Landrieu retains fundraising lead

Sen. Mary Landrieu continued to outpace her opponents in fundraising for her re-election campaign in the fourth quarter of last year, but her top opponent, Rep. Bill Cassidy, R-Baton Rouge, made gains in bridging the gap between their overall war chests for the 2014 election.

Landrieu, D-La., reported raising nearly $1.4 million in the final three months of 2013 compared with more than $1 million taken in by Cassidy.

Landrieu spent more money during the same time period, so Cassidy actually grew his overall cash on hand by a larger margin.

Landrieu spent money on commercials last month, touting her efforts to improve the Affordable Care Act, her support of which is a top target of the GOP.

Landrieu’s campaign war chest was $6.37 million at the end of the year, which is up from $5.78 million at the end of September.

Cassidy has $4.2 million, which is an increase from $3.4 million three months ago.

Also challenging Landrieu’s re-election bid are state Rep. Paul Hollis, R-Mandeville; retired U.S. Air Force Col. Rob Maness, a Republican from Madisonville; and Libertarian Brannon McMorris, of Denham Springs. They have not announced any new fundraising tallies yet. The Federal Election Commission has not yet posted any of the updated financial totals.
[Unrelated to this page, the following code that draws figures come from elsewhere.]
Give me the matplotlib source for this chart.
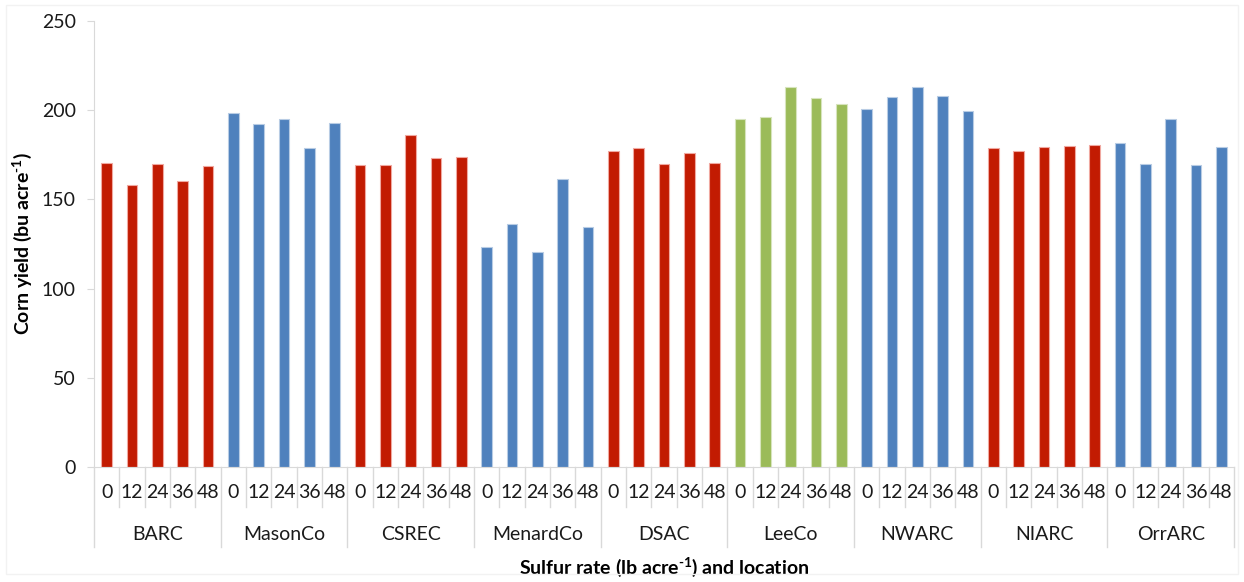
import numpy as np
import matplotlib.pyplot as plt
from matplotlib.patches import Rectangle

plt.rcParams['font.family'] = ['Lato', 'DejaVu Sans']
plt.rcParams['mathtext.fontset'] = 'custom'
plt.rcParams['mathtext.rm'] = 'Lato:bold'
plt.rcParams['mathtext.bf'] = 'Lato:bold'
plt.rcParams['mathtext.default'] = 'rm'

# Standorte, S-Raten und Ertraege (bu/acre)
standorte = ['BARC', 'MasonCo', 'CSREC', 'MenardCo', 'DSAC', 'LeeCo', 'NWARC', 'NIARC', 'OrrARC']
raten = ['0', '12', '24', '36', '48']
farben = ['rot', 'blau', 'rot', 'blau', 'rot', 'gruen', 'blau', 'rot', 'blau']

BARC = [170.6, 157.9, 169.8, 160.1, 168.7]
MasonCo = [198.2, 192.3, 195.1, 178.8, 192.8]
CSREC = [169.5, 169.5, 185.9, 173.0, 173.9]
MenardCo = [123.1, 136.2, 120.3, 161.6, 134.7]
DSAC = [177.3, 178.6, 169.7, 175.8, 170.6]
LeeCo = [194.9, 196.0, 212.8, 206.8, 203.5]
NWARC = [200.9, 207.6, 212.8, 207.8, 199.7]
NIARC = [179.0, 177.0, 179.6, 180.1, 180.3]
OrrARC = [181.8, 170.0, 194.9, 169.1, 179.2]

ertrag = [BARC, MasonCo, CSREC, MenardCo, DSAC, LeeCo, NWARC, NIARC, OrrARC]

farbtabelle = {'rot': '#C21B02', 'blau': '#4F81BD', 'gruen': '#9BBB59'}
kante = {'rot': '#F0A8A0', 'blau': '#B8CCE4', 'gruen': '#D7E4BD'}

figure = plt.figure(figsize=(12.44, 5.82), dpi=100)
ax = figure.add_axes([94/1244, 1 - 467/582, 1140/1244, 446/582])

n_rate = len(raten)
werte = []
cols = []
ecols = []
for i, reihe in enumerate(ertrag):
    werte += reihe
    cols += [farbtabelle[farben[i]]] * n_rate
    ecols += [kante[farben[i]]] * n_rate
x = np.arange(len(werte))
ax.bar(x, werte, width=0.42, color=cols, edgecolor=ecols, linewidth=0.8)

ax.set_xlim(-0.5, len(werte) - 0.5)
ax.set_ylim(0, 250)
ax.set_yticks(np.arange(0, 251, 50))

grau = '#D9D9D9'
for s in ['top', 'right']:
    ax.spines[s].set_visible(False)
ax.spines['left'].set_color(grau)
ax.spines['bottom'].set_color(grau)
ax.tick_params(axis='y', length=5, color=grau, labelsize=14, pad=8, labelcolor='#1a1a1a')

# untere Achse: Raten und Standorte
ax.set_xticks(x)
ax.set_xticklabels(raten * len(standorte))
ax.tick_params(axis='x', length=0, labelsize=14, pad=12, labelcolor='#1a1a1a')

trans = ax.get_xaxis_transform()
kurz = -40 / 446
lang = -80 / 446
for k in range(len(werte) + 1):
    if k % n_rate == 0:
        ax.plot([k - 0.5, k - 0.5], [0, lang], color=grau, lw=1, transform=trans, clip_on=False)
    else:
        ax.plot([k - 0.5, k - 0.5], [0, kurz], color=grau, lw=1, transform=trans, clip_on=False)

for i, name in enumerate(standorte):
    mitte = i * n_rate + (n_rate - 1) / 2
    ax.text(mitte, -67 / 446, name, transform=trans, ha='center', va='center',
            fontsize=14, color='#1a1a1a')

ax.text(-72 / 1140, 0.5, r'Corn yield (bu acre$^{\text{-}1}$)', transform=ax.transAxes,
        rotation=90, ha='center', va='center', fontsize=14, fontweight='bold')
ax.text(0.5, -100 / 446, r'Sulfur rate (lb acre$^{\text{-}1}$) and location', transform=ax.transAxes,
        ha='center', va='center', fontsize=14, fontweight='bold')

# dezenter Rahmen um das Diagramm
figure.patches.append(Rectangle((6/1244, 8/582), 1232/1244, 569/582, transform=figure.transFigure,
                                fill=False, edgecolor='#F2F2F2', lw=1))

figure.savefig('out.png', dpi=100)
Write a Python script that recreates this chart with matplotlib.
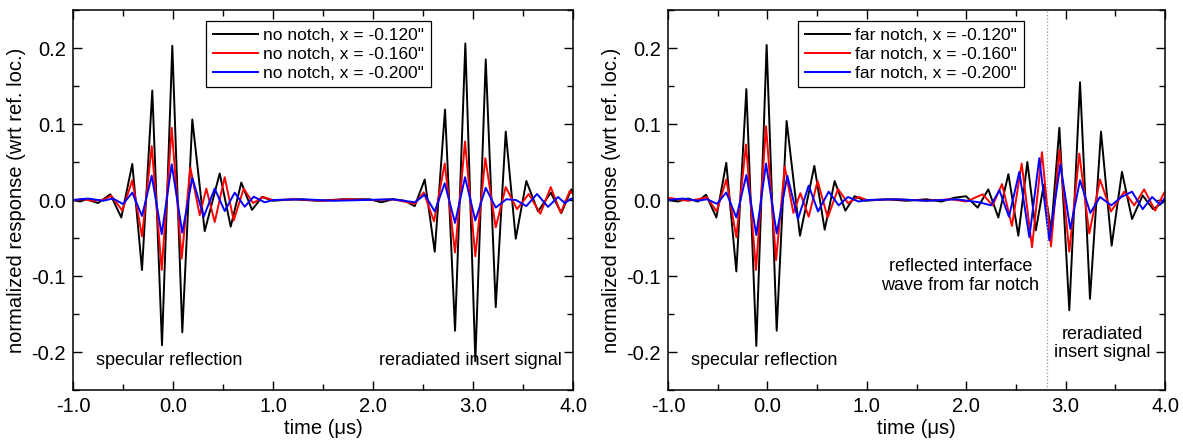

Landrieu has raised about $2.25 million more than she did at this point during the 2008 election cycle. But Cassidy is far outpacing her opponent from six years ago, state Treasurer John Kennedy.

Cassidy’s fourth-quarter fundraising numbers are not far from the pace at which Sen. David Vitter, R-La., was raising money four years ago. In the final quarter of 2009, the incumbent Vitter raised approximately $1.2 million and reported banking $4.5 million.

In the fourth quarter of 2007, Kennedy raised $500,000 and had $460,000 on hand. Kennedy raised $4.8 million during the entire race.

“As I travel Louisiana, I talk to so many people who share my optimism that we can right the ship and get things working again,” Cassidy said in a prepared statement.

“I am humbled and encouraged by the donations of my fellow Louisianans as we work together to bring Louisiana values to Washington. As your next U.S. senator, I will work to reduce the size of government so Louisianans can keep more of their hard-earned tax dollars.”

Landrieu also touted her gains.

“I am grateful for the generous financial support that our campaign has received from every part of Louisiana and across the country,” Landrieu said in a prepared statement. “Our campaign’s message of common-sense, solutions-based leadership that produces real results for people will resonate with voters who deserve nothing less.

“In the coming weeks and months, there are serious challenges we must address: making flood insurance affordable, fixing and improving the Affordable Care Act so hard-working, middle-class families can access quality and affordable health care that they can never lose, continued to push for Louisiana’s fair share of energy revenue to restore our coast and fueling our economy through robust domestic energy production,” she added.

Outside groups also are spending a lot of money in the race.

The Republican National Committee and the Americans for Prosperity group co-founded by the billionaire, activist Koch brothers are running commercials attacking Landrieu on Obamacare.

Likewise, the Senate Majority PAC, a Democratic political action committee, has targeted Cassidy in attack ads and blamed him for last year’s temporary government shutdown and for backing cuts to programs such as Social Security and Medicare.